夜のコンサートは心から感激しました。ショスタコーヴィチのジョセフォヴィッツさんの演奏は少々アメリカ的な開放感と色っぽさを感じさせるもの (彼女はカナダ生まれですが、アメリカ育ちです) で、好みの分かれるところかもしれませんが、カデンツァであのルドルフィヌムの聴衆を完全静寂に持っていったところはお見事であるとしか言いようがありません。技巧は完璧で、彼女にとってはこの協奏曲は簡単すぎるのではと思ったくらいです。第4楽章が始まってすぐ、ヴァイオリン・ソロとクラリネットのタイミングが難しいアンサンブルがあるのですが、その部分が終わった時に彼女が弾きながらクラリネット奏者の方を向いて「うまくいったわね!」とニッコリ微笑んでいるのを見た時には「どんだけ余裕なんだー!」と心の中でのけぞりました。

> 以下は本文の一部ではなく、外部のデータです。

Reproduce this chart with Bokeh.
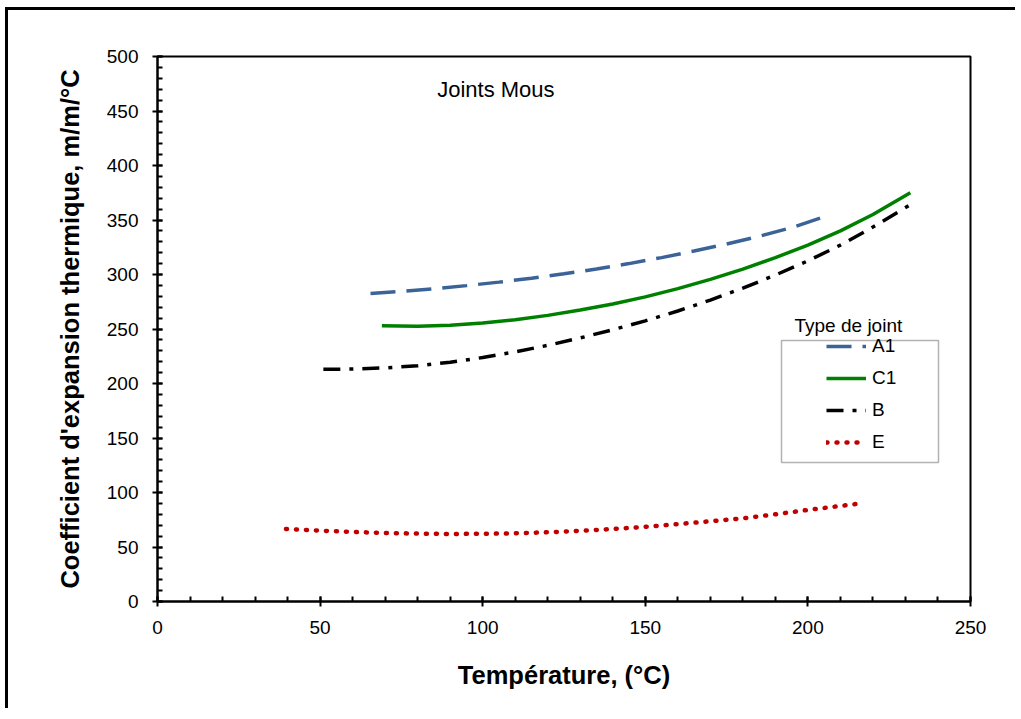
from bokeh.plotting import figure
from bokeh.models import (Range1d, SingleIntervalTicker, Legend, LegendItem,
                          Label, BoxAnnotation)
from bokeh.embed import file_html
from bokeh.resources import INLINE

FONT = "Liberation Sans"

# ---- data ----
a1_x = [65.5, 75, 85, 95, 105, 115, 125, 135, 145, 155, 165, 175, 185, 195, 204]
a1_y = [282.5, 284.5, 287, 289.8, 293, 296.6, 300.6, 305, 310, 315.5, 321.5, 328, 335, 343, 352]

c1_x = [69, 80, 90, 100, 110, 120, 130, 140, 150, 160, 170, 180, 190, 200, 210, 220, 231.5]
c1_y = [253, 252.5, 253.5, 255.5, 258.5, 262.5, 267.5, 273, 279.5, 287, 295.5, 305, 315.5,
        327, 340, 355, 375]

b_x = [51, 60, 70, 80, 90, 100, 110, 120, 130, 140, 150, 160, 170, 180, 190, 200, 210,
       220, 231.5]
b_y = [213, 213.3, 214.3, 216.3, 219.5, 223.8, 229, 235, 241.8, 249.3, 257.5, 266.5, 276.5,
       287.5, 299.5, 312.5, 327, 343.5, 364]

e_x = [39.5, 50, 60, 70, 80, 90, 100, 110, 120, 130, 140, 150, 160, 170, 180, 190, 200,
       210, 217]
e_y = [66.5, 65, 63.8, 62.9, 62.3, 62, 62.1, 62.6, 63.5, 64.8, 66.5, 68.5, 71, 73.6, 76.3,
       80, 84, 87.7, 90.3]

series_names = ["A1", "C1", "B", "E"]
x_label = "Température, (°C)"
y_label = "Coefficient d'expansion thermique, m/m/°C"
note_text = "Joints Mous"
legend_title = "Type de joint"

p = figure(width=1010, height=701, output_backend="svg", toolbar_location=None,
           x_range=Range1d(0, 250), y_range=Range1d(0, 500),
           min_border_left=149, min_border_right=48, min_border_top=46,
           min_border_bottom=110)
p.styles = {"margin-left": "5px", "margin-top": "7px",
            "border-left": "3px solid black", "border-top": "3px solid black"}

p.xgrid.visible = False
p.ygrid.visible = False
p.outline_line_color = "black"
p.outline_line_width = 2
p.background_fill_color = "white"
p.border_fill_color = "white"

p.xaxis.ticker = SingleIntervalTicker(interval=50, num_minor_ticks=5)
p.yaxis.ticker = SingleIntervalTicker(interval=50, num_minor_ticks=5)
for ax in (p.xaxis[0], p.yaxis[0]):
    ax.axis_line_width = 2
    ax.axis_line_color = "black"
    ax.major_tick_line_width = 2
    ax.major_tick_line_color = "black"
    ax.minor_tick_line_width = 2
    ax.minor_tick_line_color = "black"
    ax.major_tick_in = 5
    ax.major_tick_out = 5
    ax.minor_tick_in = 5
    ax.minor_tick_out = 0
    ax.major_label_text_font = FONT
    ax.major_label_text_font_size = "19px"
    ax.major_label_text_color = "black"
    ax.axis_label_text_font = FONT
    ax.axis_label_text_font_size = "25.5px"
    ax.axis_label_text_font_style = "bold"
    ax.axis_label_text_color = "black"
p.xaxis.axis_label = x_label
p.yaxis.axis_label = y_label
p.xaxis.major_label_standoff = 14
p.yaxis.major_label_standoff = 14
p.xaxis.axis_label_standoff = 24
p.yaxis.axis_label_standoff = 20

r_a1 = p.line(a1_x, a1_y, line_color="#3B6397", line_width=3.5, line_dash="25 11")
r_c1 = p.line(c1_x, c1_y, line_color="#008000", line_width=3.5)
r_b = p.line(b_x, b_y, line_color="black", line_width=3.5, line_dash="17 9 4 9")
r_e = p.line(e_x, e_y, line_color="#C00000", line_width=4.5, line_dash="1 9",
             line_cap="round")

legend = Legend(items=[LegendItem(label=n, renderers=[r]) for n, r in
                       zip(series_names, [r_a1, r_c1, r_b, r_e])],
                location=(669, 148), orientation="vertical",
                glyph_width=40, glyph_height=20, label_height=20,
                label_standoff=6, spacing=10, padding=0, margin=0,
                border_line_alpha=0, background_fill_alpha=0,
                label_text_font=FONT, label_text_font_size="19px",
                label_text_color="black")
p.add_layout(legend)

box = BoxAnnotation(left=624, right=781, bottom=139, top=261,
                    left_units="screen", right_units="screen",
                    bottom_units="screen", top_units="screen",
                    fill_alpha=0, line_color="black", line_width=1.5)
p.add_layout(box)

title_lbl = Label(x=637, y=276, x_units="screen", y_units="screen",
                  text=legend_title, text_font=FONT, text_font_size="19px",
                  text_baseline="middle", text_color="black")
p.add_layout(title_lbl)

note = Label(x=86, y=470, text=note_text, text_font=FONT, text_font_size="22px",
             text_baseline="middle", text_color="black")
p.add_layout(note)

open("out.html", "w").write(file_html(p, INLINE))
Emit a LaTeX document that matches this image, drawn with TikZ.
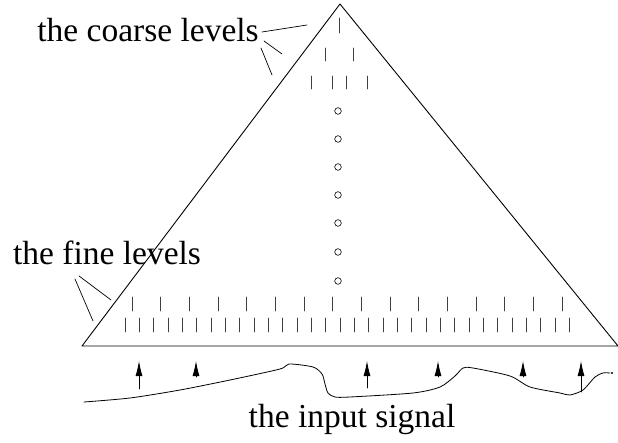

指揮者のワルター・ヴェラーさん (1939年ウィーン生まれ) は実に素晴らしい指揮者で、今回はリハーサルの段階から非常に勉強になりました。指揮者として完璧な体と心の保ち方、バトン・テクニックそしてリハーサル・テクニックをお持ちです。スコアも完全に把握していて特にチャイコフスキーとグラズノフ (!!) はリハーサルの段階から暗譜状態でした。必ずしも日本ではメジャーな指揮者ではないかもしれませんが、もともとはヴァイオリン奏者で、17歳 (一部の資料では19歳) の時にウィーン・フィルに入団、20歳でミュンヘン国際音楽コンクールで優勝、22歳でウィーン・フィルのコンサート・マスターに就任してボスコフスキーと共に一時代を築く傍ら、ヴェラー弦楽四重奏団を結成して室内楽の分野でも高く評価されました。その後30代で指揮者に転向したのですが、ご本人の言によれば指揮法の基礎は独学とのこと (どうしてそれであんなにパーフェクトな棒が振れるのか・・・) ですが、ヨーゼフ・クリップスには多くの助言をもらったそうで、実際にはクリップスが師匠であるとのこと。何でもヴェラーさんがオペラを振っている時に、クリップスがよく客席で見ていてくれたそうで。いやはや何とも贅沢というか住んでる世界のレベルが違いすぎるというか・・・
大分長くなってしまったので、グラズノフその他の感想はまた明日まとめたいと思います。